Inside Literature (formerly Reading World Literature) is a community-based learning program that began predicated on a simple model: two instructors and a group of thirty students read one book over the course of three to six weeks at a pre-trial correctional complex. I founded the Inside Literature program in 2014 after reading an article in the Washington Post about Russian literature courses run by the University of Virginia in a juvenile detention center. In the article, a young man tells an anecdote about a time that he was hassled by another young man at the facility. Instead of what he says would have been his “usual” response, he gives the other young man a copy of Leo Tolstoy’s The Death of Ivan Ilych, a powerful story concerning mortality and living a good life, tells him to read it and then come back to talk. I work on Russian literature and know the text well. I am not surprised that it had this impact on someone’s life because that’s what great literature does—it changes you. The article inspired me to put my own work into practice and with the support of the Travis County Sheriff’s Office & the Comparative Literature program at the University of Texas, Inside Literature held our first course in August 2014, teaching Father Goriot, a 19th century French novel by Honoré de Balzac, which was a great success.

Inside Literature has held over thirty courses since the program’s inception. We have taught books from France, Russia, Iraq, Colombia, Mexico, Cuba, Pakistan, England, Australia, Germany, Canada, and the United States to hundreds of students. The act of reading together breaks down prejudices, checks privilege, and develops community. In each course, no matter how many times I’ve read the book before, I relearn how to read it because my students make insightful observations and offer powerful arguments that often move me to reconsider my own positions on the text. Community-based learning reminds us that I may come in as the teacher but that doesn’t mean that I do not have more to learn, and my students may come in to learn but that doesn’t mean they don’t have something valuable to teach. In our courses, the text is a meeting place where we are engaged in a shared experience of reading.

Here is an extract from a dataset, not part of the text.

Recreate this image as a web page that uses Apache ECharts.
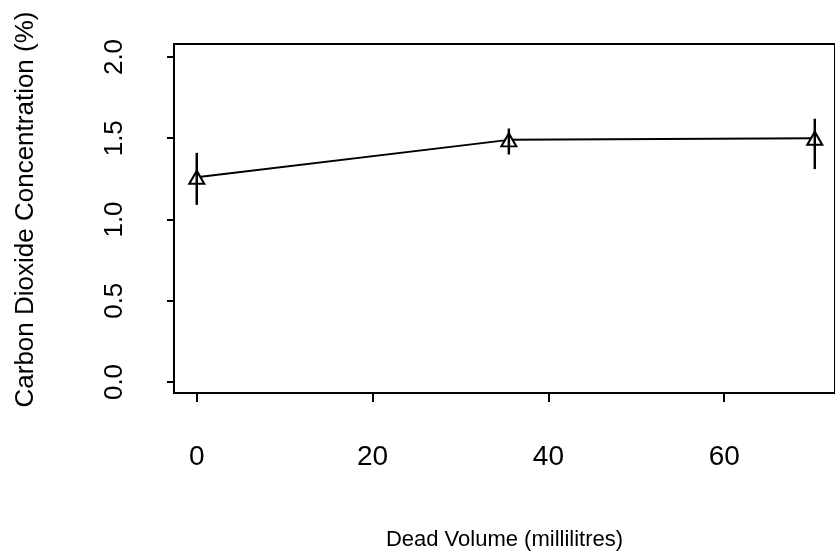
<!DOCTYPE html>
<html>
<head>
<meta charset="utf-8">
<script src="https://cdn.jsdelivr.net/npm/echarts@6/dist/echarts.min.js"></script>
<style>
html, body { margin: 0; padding: 0; background: #fff; }
#chart { width: 835px; height: 558px; }
</style>
</head>
<body>
<div id="chart"></div>
<script>
// values
var deadVolume = [0, 35.5, 70.3];
var co2Mean = [1.26, 1.49, 1.50];
var co2Low = [1.09, 1.40, 1.31];
var co2High = [1.41, 1.56, 1.62];
var xTicks = [0, 20, 40, 60];
var yTicks = [0, 0.5, 1, 1.5, 2];

var meanData = deadVolume.map(function (x, i) { return [x, co2Mean[i]]; });
var errData = deadVolume.map(function (x, i) { return [x, co2Low[i], co2High[i]]; });

var black = '#000';
var font = 'Liberation Sans, Arial, Helvetica, sans-serif';

var chart = echarts.init(document.getElementById('chart'));
chart.setOption({
  animation: false,
  textStyle: { fontFamily: font },
  grid: {
    left: 174, top: 44, right: -6, bottom: 165,
    show: true, borderColor: black, borderWidth: 2
  },
  xAxis: {
    type: 'value',
    min: -2.59,
    max: 72.6,
    name: 'Dead Volume (millilitres)',
    nameLocation: 'middle',
    nameGap: 136,
    nameTextStyle: { fontSize: 22, color: black, fontFamily: font },
    splitLine: { show: false },
    axisLine: { show: true, onZero: false, lineStyle: { color: black, width: 2 } },
    axisTick: { show: true, customValues: xTicks, length: 9, lineStyle: { color: black, width: 2 } },
    axisLabel: {
      customValues: xTicks, margin: 50, fontSize: 28, color: black,
      formatter: function (v) { return String(v); }
    }
  },
  yAxis: {
    type: 'value',
    min: -0.0677,
    max: 2.08,
    name: 'Carbon Dioxide Concentration (%)',
    nameLocation: 'middle',
    nameGap: 135,
    nameTextStyle: { fontSize: 26, color: black, fontFamily: font, padding: [0, 0, 0, 18] },
    splitLine: { show: false },
    axisLine: { show: true, onZero: false, lineStyle: { color: black, width: 2 } },
    axisTick: { show: true, customValues: yTicks, length: 7, lineStyle: { color: black, width: 2 } },
    axisLabel: {
      customValues: yTicks, rotate: 90, margin: 46, fontSize: 26, color: black,
      formatter: function (v) { return v.toFixed(1); }
    }
  },
  series: [
    {
      type: 'line',
      data: meanData,
      symbol: 'triangle',
      symbolSize: [15, 13],
      itemStyle: { color: '#fff', borderColor: black, borderWidth: 2 },
      lineStyle: { color: black, width: 2 },
      z: 2
    },
    {
      type: 'custom',
      data: errData,
      encode: { x: 0, y: [1, 2] },
      z: 3,
      renderItem: function (params, api) {
        var x = api.value(0);
        var hi = api.coord([x, api.value(2)]);
        var lo = api.coord([x, api.value(1)]);
        return {
          type: 'line',
          shape: { x1: hi[0], y1: hi[1], x2: lo[0], y2: lo[1] },
          style: { stroke: black, lineWidth: 2.5 }
        };
      }
    }
  ]
});
</script>
</body>
</html>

These students show up to each class by choice and with no expectation of material rewards. Sometimes it’s the book, sometimes it’s being part of a learning community, sometimes it’s just for want of something else to talk about, as a student once put it, but they keep coming back to read with us. In Spring 2018 there was a cohort of students taking all six courses that were being offered, reading what was equivalent to a university course reading list. Sometimes the texts are difficult, the language is a struggle, the themes are heavy, and the book is long, but the students never fail to rise to the challenge.

The nonprofit Inside Literature comes out of the work begun by RWL, and in our new incarnation we are able to continue working with the Travis County Sheriff's Office and the Program in Comparative Literature at UT while growing and expanding our work to other communities and universities. Thank you to everyone who has supported us.